Dire Wolves, under the leadership of West Coast psychedelicist, Jeff Alexander has been spinning out trippy grooves since the late aughts, accumulating a dizzying catalog of more than two dozen recordings including four proper albums, one-offs, cassettes, splits, live recordings and singles. Grow Towards the Light is the band’s second on Beyond Beyond Is Beyond, as well as the second to feature Georgia Carbone as singer. Previously, Lau Nau was the main vocalist, and her singing slanted more dark, freak folk than Carbone’s; Carbon adds a rich, buzzing, hypnotic drone to the music, an enveloping hum that tips the songs away from the work of affiliated bands like Jackie-O Motherfucker, Faun Fables and Spires That in the Sunset Rise and into something like Stereolab territory.
As before, Dire Wolves is a relatively large ensemble, comprised this time of Alexander, Carbone, Brian Lucas on bass, Sheila Bosco on drums and piano, Arjun Mendiratta on violin, and Taralie Peterson on saxophone. This expansive line-up permits a gentle, drowsing sort of complexity, where warm lines of guitar and bass intersect with edgy slashes of violin and drums percolate polyrhythmically in a warm bath of ambient tone. “I Control the Weather,” for instance, opens in a skittery drum solo, picking up an insouciant, jazzy guitar lick that is italicized by fidgety violins on the upbeats. Carbone’s voice hums and croons in wordless flights, doubled so that it seems to come from all directions. Instrumental parts intersect and converse at a muted volume; there is a weightless, airy open-ness to these grooves, so that you can nearly feel a sun-tipped breeze blowing through.

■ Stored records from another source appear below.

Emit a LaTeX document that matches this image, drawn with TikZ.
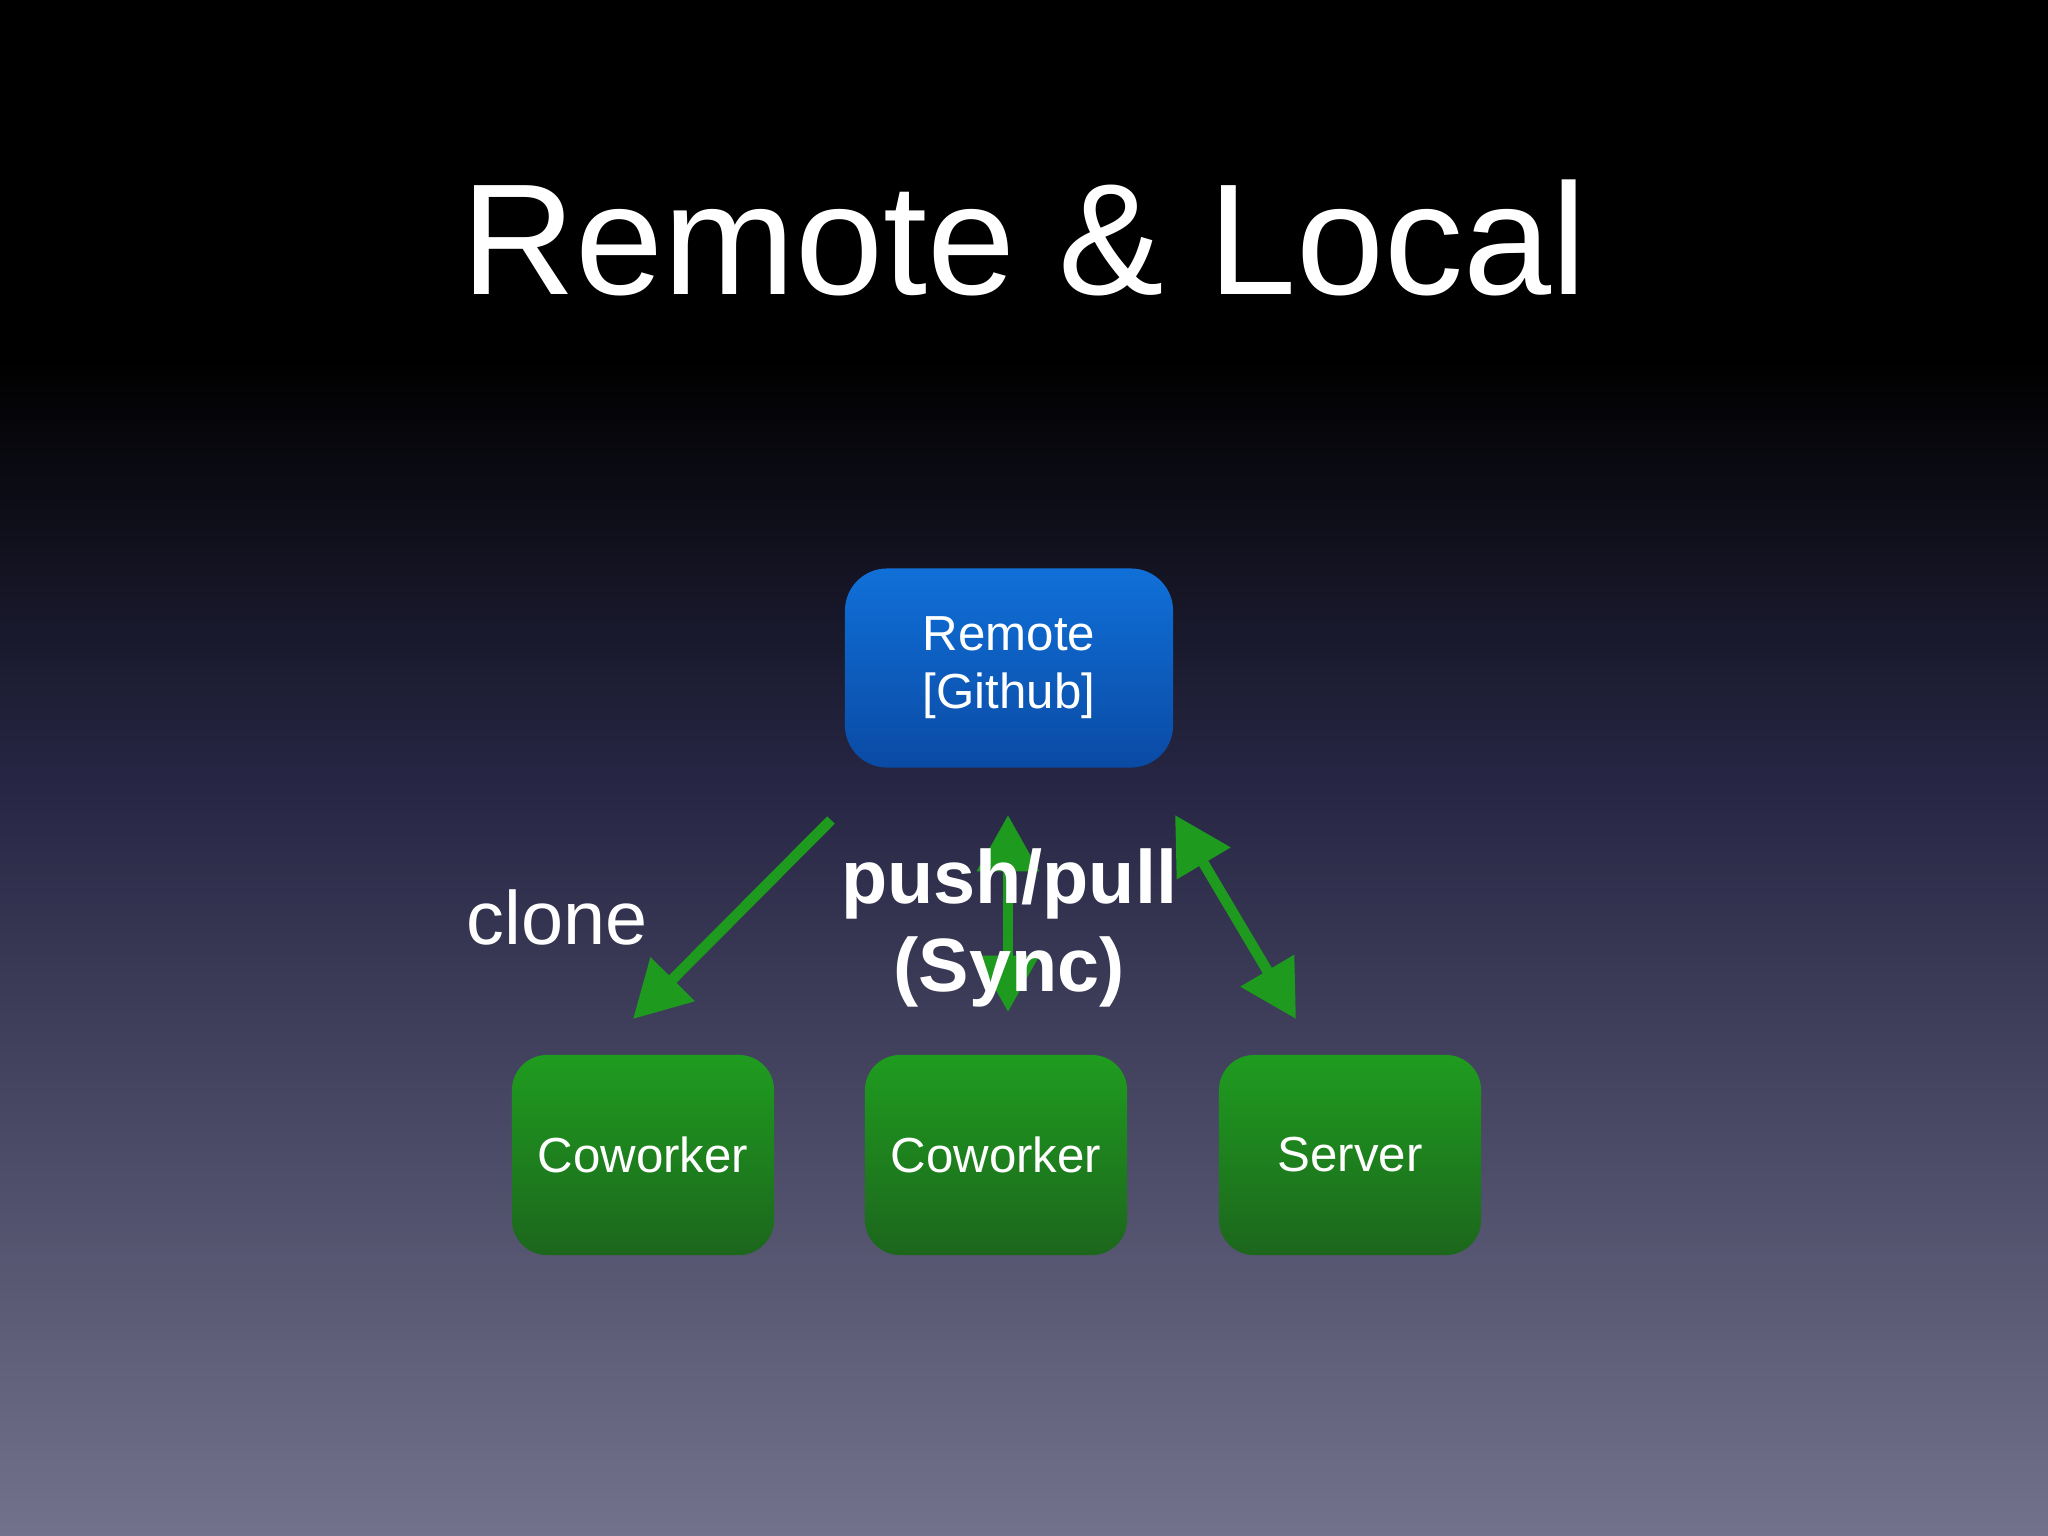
\documentclass[tikz,border=0pt]{standalone}
\usepackage{fontspec}
\setmainfont{Liberation Sans}
\usetikzlibrary{arrows.meta}
\definecolor{bgbot}{HTML}{72728C}
\definecolor{bgmid}{HTML}{262644}
\definecolor{arrowgreen}{HTML}{1E9A1E}
\definecolor{bluetop}{HTML}{1070D8}
\definecolor{bluebot}{HTML}{0A4AA4}
\definecolor{greentop}{HTML}{1F9C1F}
\definecolor{greenbot}{HTML}{1C661C}
\tikzset{
  bluebox/.style={rounded corners=12pt, top color=bluetop, bottom color=bluebot,
    minimum width=3.28cm, minimum height=1.99cm, text=white, align=center, font=\fontsize{14}{16.5}\selectfont, inner sep=0pt},
  greenbox/.style={rounded corners=10pt, top color=greentop, bottom color=greenbot,
    minimum width=2.62cm, minimum height=2.0cm, text=white, font=\fontsize{14}{17}\selectfont, inner sep=0pt},
  garrow/.style={arrowgreen, line width=3pt, -{Triangle[length=16pt,width=17pt]}},
  gdarrow/.style={arrowgreen, line width=3pt, {Triangle[length=16pt,width=17pt]}-{Triangle[length=16pt,width=17pt]}},
  lbl/.style={text=white}
}
\begin{document}
\begin{tikzpicture}[x=0.01cm,y=-0.01cm]
\useasboundingbox (0,0) rectangle (2048,1536);
\fill[black] (0,0) rectangle (2048,360);
\shade[top color=black, bottom color=bgmid] (0,359) rectangle (2048,780);
\shade[top color=bgmid, bottom color=bgbot] (0,779) rectangle (2048,1536);
\node[lbl, font=\fontsize{45}{48}\selectfont] (title) at (1024,238) {Remote \& Local};
\node[bluebox] (remote) at (1009,668) {Remote\\{}[Github]};
\node[greenbox] (c1) at (643,1155) {Coworker};
\node[greenbox] (c2) at (996,1155) {Coworker};
\node[greenbox] (srv) at (1350,1155) {Server};
\coordinate (a1s) at (831,820); \coordinate (a1e) at (633,1019);
\coordinate (a2s) at (1008,1012); \coordinate (a2e) at (1008,815);
\coordinate (a3s) at (1175,815); \coordinate (a3e) at (1296,1019);
\draw[garrow] (a1s) -- (a1e);
\draw[gdarrow] (a2s) -- (a2e);
\draw[gdarrow] (a3s) -- (a3e);
\node[lbl, font=\fontsize{21.5}{24}\selectfont] (clone) at (557,917) {clone};
\node[lbl, font=\bfseries\fontsize{21.5}{25}\selectfont, align=center] (pp) at (1009,928) {push/pull\\(Sync)};
\end{tikzpicture}
\end{document}
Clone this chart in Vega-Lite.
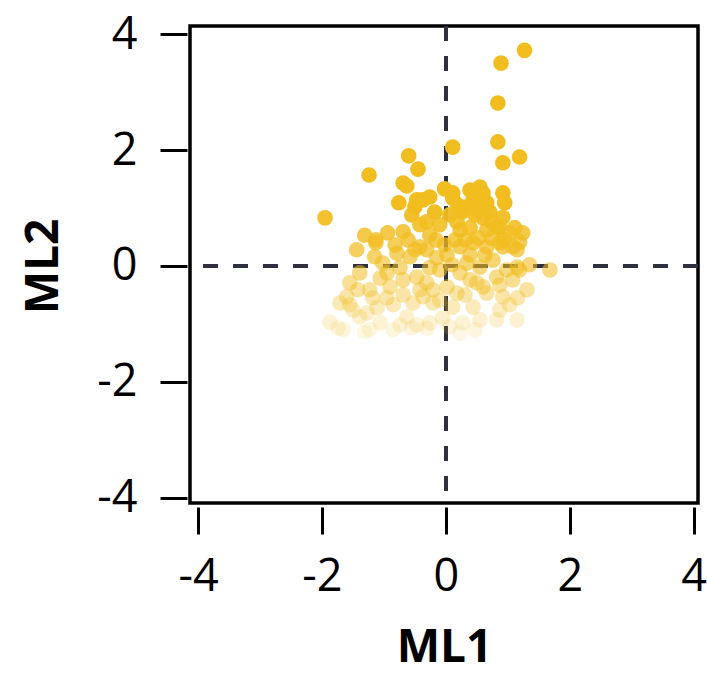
{
  "$schema": "https://vega.github.io/schema/vega-lite/v6.json",
  "width": 508,
  "height": 477,
  "autosize": "none",
  "padding": {"left": 190, "top": 26, "right": 9, "bottom": 172},
  "config": {
    "view": {"stroke": "black", "strokeWidth": 3.5},
    "axis": {"labelFont": "Open Sans", "titleFont": "Open Sans", "labelColor": "black", "titleColor": "black", "grid": false, "domain": false, "tickColor": "black", "tickWidth": 3}
  },
  "data": {"values": [
    {"ML1": 1.27, "ML2": 3.72}, {"ML1": 0.89, "ML2": 3.50}, {"ML1": 0.84, "ML2": 2.81}, {"ML1": 0.84, "ML2": 2.14},
    {"ML1": 0.11, "ML2": 2.05}, {"ML1": 1.19, "ML2": 1.88}, {"ML1": -0.60, "ML2": 1.90}, {"ML1": 0.92, "ML2": 1.78},
    {"ML1": -0.45, "ML2": 1.67}, {"ML1": -1.24, "ML2": 1.57}, {"ML1": -0.69, "ML2": 1.43}, {"ML1": -0.63, "ML2": 1.38},
    {"ML1": -0.76, "ML2": 1.09}, {"ML1": -0.47, "ML2": 1.14}, {"ML1": -0.50, "ML2": 1.02}, {"ML1": -1.95, "ML2": 0.83},
    {"ML1": -0.94, "ML2": 0.57}, {"ML1": -0.69, "ML2": 0.59}, {"ML1": -1.13, "ML2": 0.45}, {"ML1": -1.31, "ML2": 0.53},
    {"ML1": -1.44, "ML2": 0.28},
    {"ML1": -0.02, "ML2": 1.33}, {"ML1": 0.11, "ML2": 1.26}, {"ML1": 0.11, "ML2": 1.17}, {"ML1": 0.39, "ML2": 1.31},
    {"ML1": 0.55, "ML2": 1.36}, {"ML1": 0.60, "ML2": 1.26}, {"ML1": 0.44, "ML2": 1.14}, {"ML1": 0.66, "ML2": 1.09},
    {"ML1": 0.92, "ML2": 1.26}, {"ML1": 0.95, "ML2": 1.09}, {"ML1": 0.50, "ML2": 0.97}, {"ML1": 0.60, "ML2": 0.83},
    {"ML1": 0.92, "ML2": 0.84}, {"ML1": 0.34, "ML2": 1.02}, {"ML1": -0.26, "ML2": 1.19}, {"ML1": -0.37, "ML2": 1.14},
    {"ML1": -0.18, "ML2": 0.93}, {"ML1": -0.31, "ML2": 0.76}, {"ML1": 0.23, "ML2": 0.62}, {"ML1": 0.39, "ML2": 0.66},
    {"ML1": 0.66, "ML2": 0.62}, {"ML1": 0.87, "ML2": 0.67}, {"ML1": 1.03, "ML2": 0.57}, {"ML1": 1.24, "ML2": 0.57},
    {"ML1": 0.82, "ML2": 0.67},
    {"ML1": -0.55, "ML2": 0.88}, {"ML1": -0.42, "ML2": 0.71}, {"ML1": -0.61, "ML2": 0.45}, {"ML1": -0.82, "ML2": 0.36},
    {"ML1": -0.50, "ML2": 0.28}, {"ML1": -0.26, "ML2": 0.53}, {"ML1": -0.10, "ML2": 0.71}, {"ML1": -0.16, "ML2": 0.45},
    {"ML1": 0.06, "ML2": 0.88}, {"ML1": 0.18, "ML2": 0.76}, {"ML1": 0.31, "ML2": 0.45}, {"ML1": 0.52, "ML2": 0.48},
    {"ML1": 0.74, "ML2": 0.48}, {"ML1": 0.95, "ML2": 0.45}, {"ML1": 1.11, "ML2": 0.66}, {"ML1": 0.71, "ML2": 0.93},
    {"ML1": 0.26, "ML2": 0.93},
    {"ML1": -1.13, "ML2": 0.40}, {"ML1": -1.15, "ML2": 0.16}, {"ML1": -1.02, "ML2": 0.05}, {"ML1": -0.95, "ML2": -0.12},
    {"ML1": -0.79, "ML2": 0.22}, {"ML1": -0.58, "ML2": 0.16}, {"ML1": -0.42, "ML2": 0.33}, {"ML1": -0.74, "ML2": -0.03},
    {"ML1": -0.47, "ML2": -0.19}, {"ML1": -0.69, "ML2": -0.24}, {"ML1": -0.15, "ML2": 0.14}, {"ML1": 0.02, "ML2": 0.19},
    {"ML1": -0.31, "ML2": 0.28}, {"ML1": 0.23, "ML2": 0.33}, {"ML1": 0.44, "ML2": 0.40}, {"ML1": 0.66, "ML2": 0.33},
    {"ML1": 0.87, "ML2": 0.40}, {"ML1": 1.08, "ML2": 0.33}, {"ML1": 1.19, "ML2": 0.41}, {"ML1": 0.34, "ML2": 0.05},
    {"ML1": 0.55, "ML2": -0.02}, {"ML1": 0.76, "ML2": 0.10}, {"ML1": 0.98, "ML2": -0.07}, {"ML1": 0.23, "ML2": -0.12},
    {"ML1": 0.39, "ML2": -0.24}, {"ML1": 0.82, "ML2": -0.19}, {"ML1": 1.08, "ML2": -0.24}, {"ML1": 1.19, "ML2": -0.07},
    {"ML1": 0.92, "ML2": 0.33}, {"ML1": 1.15, "ML2": 0.28}, {"ML1": 1.15, "ML2": -0.02}, {"ML1": 1.35, "ML2": 0.02},
    {"ML1": 1.68, "ML2": -0.07}, {"ML1": -1.06, "ML2": -0.21}, {"ML1": -1.39, "ML2": -0.12}, {"ML1": -0.10, "ML2": -0.07},
    {"ML1": 0.10, "ML2": 0.02}, {"ML1": -0.26, "ML2": -0.03},
    {"ML1": -1.55, "ML2": -0.29}, {"ML1": -1.42, "ML2": -0.41}, {"ML1": -1.60, "ML2": -0.53}, {"ML1": -1.71, "ML2": -0.64},
    {"ML1": -1.55, "ML2": -0.67}, {"ML1": -1.50, "ML2": -0.76}, {"ML1": -1.87, "ML2": -0.97}, {"ML1": -1.74, "ML2": -1.07},
    {"ML1": -1.27, "ML2": -0.81}, {"ML1": -1.18, "ML2": -0.55}, {"ML1": -1.23, "ML2": -0.41}, {"ML1": -0.90, "ML2": -0.36},
    {"ML1": -0.95, "ML2": -0.55}, {"ML1": -0.85, "ML2": -0.67}, {"ML1": -1.11, "ML2": -0.72}, {"ML1": -1.06, "ML2": -0.98},
    {"ML1": -1.39, "ML2": -0.88}, {"ML1": -1.66, "ML2": -1.10}, {"ML1": -0.85, "ML2": -1.10}, {"ML1": -0.63, "ML2": -0.88},
    {"ML1": -0.55, "ML2": -1.07}, {"ML1": -0.53, "ML2": -0.64}, {"ML1": -0.42, "ML2": -0.41}, {"ML1": -0.69, "ML2": -0.50},
    {"ML1": -0.31, "ML2": -0.29}, {"ML1": -0.21, "ML2": -0.41}, {"ML1": -0.37, "ML2": -0.53}, {"ML1": 0.02, "ML2": -0.36},
    {"ML1": 0.18, "ML2": -0.47}, {"ML1": 0.50, "ML2": -0.29}, {"ML1": 0.66, "ML2": -0.47}, {"ML1": 0.92, "ML2": -0.53},
    {"ML1": 0.60, "ML2": -0.36}, {"ML1": 0.11, "ML2": -0.71}, {"ML1": 0.44, "ML2": -0.71}, {"ML1": 0.87, "ML2": -0.76},
    {"ML1": 0.82, "ML2": -0.93}, {"ML1": 1.15, "ML2": -0.93}, {"ML1": 1.31, "ML2": -0.41}, {"ML1": -0.21, "ML2": -0.64},
    {"ML1": -0.26, "ML2": -0.98}, {"ML1": -0.31, "ML2": -1.07}, {"ML1": 0.06, "ML2": -1.05}, {"ML1": 0.27, "ML2": -0.98},
    {"ML1": 0.47, "ML2": -1.10}, {"ML1": 0.23, "ML2": -1.16}, {"ML1": -0.47, "ML2": -1.02}, {"ML1": -1.31, "ML2": -1.14},
    {"ML1": -1.23, "ML2": -1.10}, {"ML1": -0.74, "ML2": -1.02}, {"ML1": -0.05, "ML2": -0.90}, {"ML1": 0.55, "ML2": -0.93},
    {"ML1": 1.03, "ML2": -0.67}, {"ML1": 1.16, "ML2": -0.55},
    {"ML1": 0.15, "ML2": 0.45}, {"ML1": 0.63, "ML2": 0.19}, {"ML1": 0.39, "ML2": 0.19}, {"ML1": 0.87, "ML2": -0.33},
    {"ML1": 0.31, "ML2": -0.50}, {"ML1": -0.10, "ML2": -0.59}, {"ML1": -0.02, "ML2": 0.36}, {"ML1": 0.47, "ML2": 0.88},
    {"ML1": 0.19, "ML2": 1.05}, {"ML1": 0.74, "ML2": 0.76}
  ]},
  "encoding": {
    "x": {"field": "ML1", "type": "quantitative", "scale": {"domain": [-4.13, 4.07], "nice": false, "zero": false},
      "axis": {"values": [-4, -2, 0, 2, 4], "title": "ML1", "offset": 4, "tickSize": 27, "labelPadding": 20, "labelFontSize": 45, "labelExpr": "'' + datum.value", "titleFontSize": 46, "titleFontWeight": "bold", "titleY": 154, "titleBaseline": "alphabetic"}},
    "y": {"field": "ML2", "type": "quantitative", "scale": {"domain": [-4.09, 4.14], "nice": false, "zero": false},
      "axis": {"values": [-4, -2, 0, 2, 4], "title": "ML2", "offset": 3, "tickSize": 27, "labelPadding": 23, "labelFontSize": 45, "labelExpr": "'' + datum.value", "titleFontSize": 46, "titleFontWeight": "bold", "titleAngle": -90, "titleX": -130, "titleY": 240, "titleAlign": "center", "titleBaseline": "alphabetic"}}
  },
  "layer": [
    {"mark": {"type": "rule", "strokeDash": [15, 15], "strokeWidth": 3, "color": "#2E3140"}, "encoding": {"x": {"datum": 0}, "y": null}},
    {"mark": {"type": "rule", "strokeDash": [15, 15], "strokeWidth": 3, "color": "#2E3140"}, "encoding": {"y": {"datum": 0}, "x": null}},
    {"mark": {"type": "circle", "size": 245, "color": "#F1BD1F"},
      "encoding": {"opacity": {"field": "ML2", "type": "quantitative", "scale": {"domain": [-1.2, 1.0], "range": [0.1, 1], "clamp": true}, "legend": null}}}
  ]
}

Cuts fall at various places along the psych-folk continuum, with “Discordant Angels” hive-mind vocals lifting folk-traditional picking into a higher realm; it sounds a bit like Pentangle’s jazz-folk hybrid, a lot more like Feathers’ dreamiest cuts. “Water Bearing One” tends more towards trap-door-through-reality psych a la Bardo Pond. It is slow and hazed out, the clarity of piano runs dropping into the mix like bright coins submerged in cough syrup. “Every Step Is Birth,” the longest cut, emphasizes a rhythm that moves light footed and syncopated through a dappled drone.
The single, “Spacetime Rider,” is the least folk-linked of the bunch, edging into Krautish dream-propulsion with a more prominent bass line than usual pushing up through the sound. Here, Carbone’s singing seems almost like words, like a chant or incantation that you could make out if you thought hard enough. It’s a noddy, hummy reverie, paced by drums and embellished with sawing violins, and if you could shake off the daydream, you might be able to dance to it.